Judge Mark Denton heard opening statements Tuesday in the civil case
the Vistana HOA filed against the firm, which since has changed its
name to Kaempfer Crowe. Only one of the firm’s lawyers, a first-year
associate, ever faced criminal charges.
In his opening statement, Haskin raced through the details of Benzer’s
corrupt takeover of the Vistana HOA board, highlighting the players who
helped him along the way.
Benzer and Quon started infiltrating the Vistana HOA board more than a
decade ago using straw buyers, handpicking their cronies as board
candidates and rigging the elections to eventually win three-person
majority control of the five-member board.

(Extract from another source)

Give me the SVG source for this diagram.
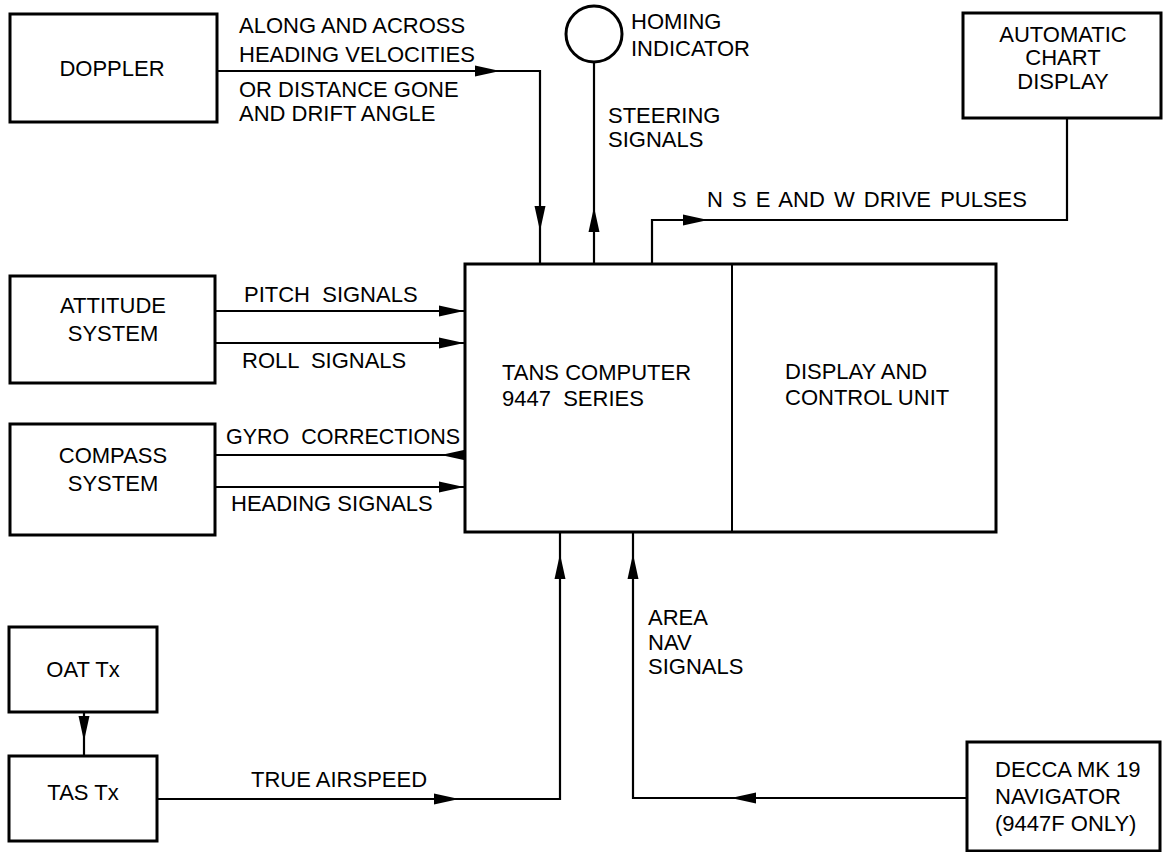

They fired existing
construction defect lawyers, and Quon took charge. She handled the
legal work, while Benzer’s company, Silver Lining Constructions, was
awarded the remediation contracts.
independent 3rd party to oversee election
By 2006, the activities had raised eyebrows at the Nevada Real Estate
Division, which received several complaints from homeowners, Haskin
said. It demanded that Vistana hire an independent third party to
oversee the upcoming election.
The board hired KKBRF. Haskin told the judge Benzer had a prior
business relationship and friendship with one of the firm’s attorneys.
“You couldn’t possibly represent both Leon Benzer and Vistana in this case,” he said, accusing the firm of conflict of interest.
The law firm assigned the Vistana matter to first-year associate Brian
Jones, who was the only lawyer at the firm arrested. In pleading guilty
to federal charges, he admitted misleading state officials about his
knowledge of election rigging and allowing Benzer’s puppets to stuff
ballots at his office.
“They were supposed to safeguard those ballots. They were supposed to
collect those ballots,” Haskin said. “They were supposed to protect
Vistana from the crimes that were circling … and they didn’t.”
Haskin accused the firm of concealing the corrupt election activity from Vistana.
Mark Ferrario, a Kaempfer Crowe lawyer representing his firm, said
KKBRF was not “tied in with Benzer, with this group of people that were
out infiltrating HOAs.”
Instead, Ferrario blamed solely Jones.
“Mr. Jones abruptly left the firm. … He concealed this activity from
those at the firm but let the firm conceal nothing from Vistana,”
Ferrario said.
Lawyers for Vistana and KKBRF stipulated to a maximum $7 million in
damages that can be awarded to Vistana if the malpractice claim holds.
That figure represents a portion of a $19 million construction
settlement it was awarded under Benzer and Quon’s control, money that
players in the fraud scheme scooped up.
The law firm argues that a $6 million settlement Vistana won from the
Quon estate — and about $700,000 recovered from other sources — should
offset the damages for which it can be found liable. Ferrario argued to
the judge that Vistana is entitled to only $300,000 if the judge sides
with the HOA.
Attorneys representing Vistana, meanwhile, are seeking the full $7
million in attorney damages and fees. They argue that the HOA was
defrauded of much more than that amount, and that the stipulated figure
only represents the amount for which the firm alone can be held liable.